Open johntiger1 opened 7 years ago

johntiger1 commented 7 years ago

I am not sure if the code currently has this functionality, but I think others might appreciate an option to ignore obsolete terms. For example, in my research, I choose to ignore obsolete terms because they are unnecessary. (The way I currently do this is a hacky and inefficient way where I loop through the term map and manually remove if it is obsolete).

Also, this is only a suggestion, since I feel like we can ignore obsoletes at a lower level (i.e. at the file stream level) and save some time there.

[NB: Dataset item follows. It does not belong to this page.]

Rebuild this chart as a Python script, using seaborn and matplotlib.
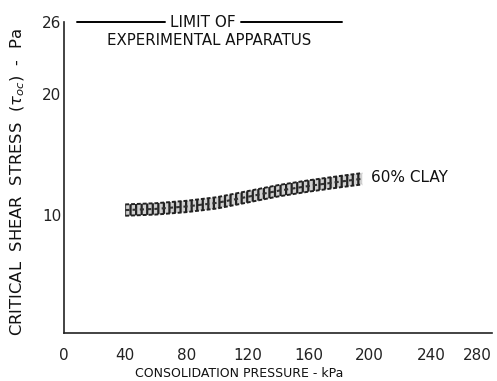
import matplotlib
matplotlib.use("Agg")
import matplotlib.pyplot as plt
import seaborn as sns
import numpy as np
import pandas as pd

# Data
pressure = [40, 60, 80, 100, 120, 140, 160, 180, 195]
stress_center = [10.4, 10.5, 10.7, 11.0, 11.5, 12.0, 12.4, 12.75, 13.0]
band_half = 0.47
x_ticks = [0, 40, 80, 120, 160, 200, 240, 280]
y_ticks = [10, 20, 26]
limit_value = 26

sns.set_theme(style="white")
plt.rcParams['font.family'] = ['DejaVu Sans']

df = pd.DataFrame({"pressure": pressure, "stress": stress_center})

fig = plt.figure(figsize=(4.97, 3.81), dpi=100)
ax = fig.add_axes([0.129, 0.126, 0.861, 0.816])

lower = np.array(stress_center) - band_half
upper = np.array(stress_center) + band_half
plt.rcParams['hatch.color'] = '#222222'
plt.rcParams['hatch.linewidth'] = 1.6
ax.fill_between(pressure, lower, upper, facecolor='#d0d0d0', edgecolor='#222222',
                hatch='|||', linewidth=0)
sns.lineplot(data=df, x="pressure", y="stress", ax=ax, color='#333333',
             linestyle=(0, (2, 1.5)), linewidth=1.5)
ax.plot(pressure, upper, color='#222222', linestyle=(0, (2, 1)), linewidth=1.4)
ax.plot(pressure, lower, color='#222222', linestyle=(0, (2, 1)), linewidth=1.4)

# limit line
ax.plot([8.5, 66], [limit_value, limit_value], color='black', lw=1.4, clip_on=False)
ax.plot([116, 182], [limit_value, limit_value], color='black', lw=1.4, clip_on=False)
ax.text(91, limit_value, "LIMIT OF", ha='center', va='center', fontsize=11,
        color='#111111')
ax.text(95, limit_value - 1.5, "EXPERIMENTAL APPARATUS", ha='center', va='center',
        fontsize=10.8, color='#111111')
ax.text(201, 13.1, "60% CLAY", ha='left', va='center', fontsize=11, color='#111111')

ax.set_xlim(0, 280)
ax.set_ylim(0.2, 26)
ax.set_xticks(x_ticks)
ax.set_xticklabels([str(v) for v in x_ticks])
ax.set_yticks(y_ticks)
ax.set_yticklabels([str(v) for v in y_ticks])
ax.tick_params(direction='in', length=6, width=1, colors='#222222', labelsize=11)
ax.tick_params(axis='x', pad=11)
ax.tick_params(axis='y', length=7, pad=2)
xl = ax.get_xticklabels()
xl[-1].set_horizontalalignment('right')
for s in ['top', 'right']:
    ax.spines[s].set_visible(False)
for s in ['left', 'bottom']:
    ax.spines[s].set_color('#222222')
    ax.spines[s].set_linewidth(1.2)

ax.set_xlabel("CONSOLIDATION PRESSURE - kPa", fontsize=9,
              family=['DejaVu Sans'], color='#111111')
ax.xaxis.set_label_coords(0.409, -0.11)
ax.set_ylabel(r"CRITICAL  SHEAR  STRESS  ($\tau_{oc}$)  -  Pa", fontsize=11.8,
              color='#111111')
ax.yaxis.set_label_coords(-0.086, 0.486)

fig.savefig("out.png", dpi=100)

sba1 commented 7 years ago

Thanks a lot for your patch. Please note that the core of the ontologizer (including the io stuff) has been moved to a dedicated project that you can find at https://github.com/ontologizer/ontologizerlib. While the original Ontologizer does not take advantage of it, it certainly will do at some time in the future. I suggest therefore to write against that project.

I also suggest creating a new flag similar to the other settings of the parser (e.g., PARSE_OBSOLETES or something like this) instead of relying on inheritance.

As a side note, it may be important to know also obsolete terms because an older annotation file may still refer to an now-obsolete term. While such annotations cannot be used, this information can be used to produce a particular warning, e.g., one may suggest to try a newer annotation file. Therefore the feature should be optional (as you have implemented it).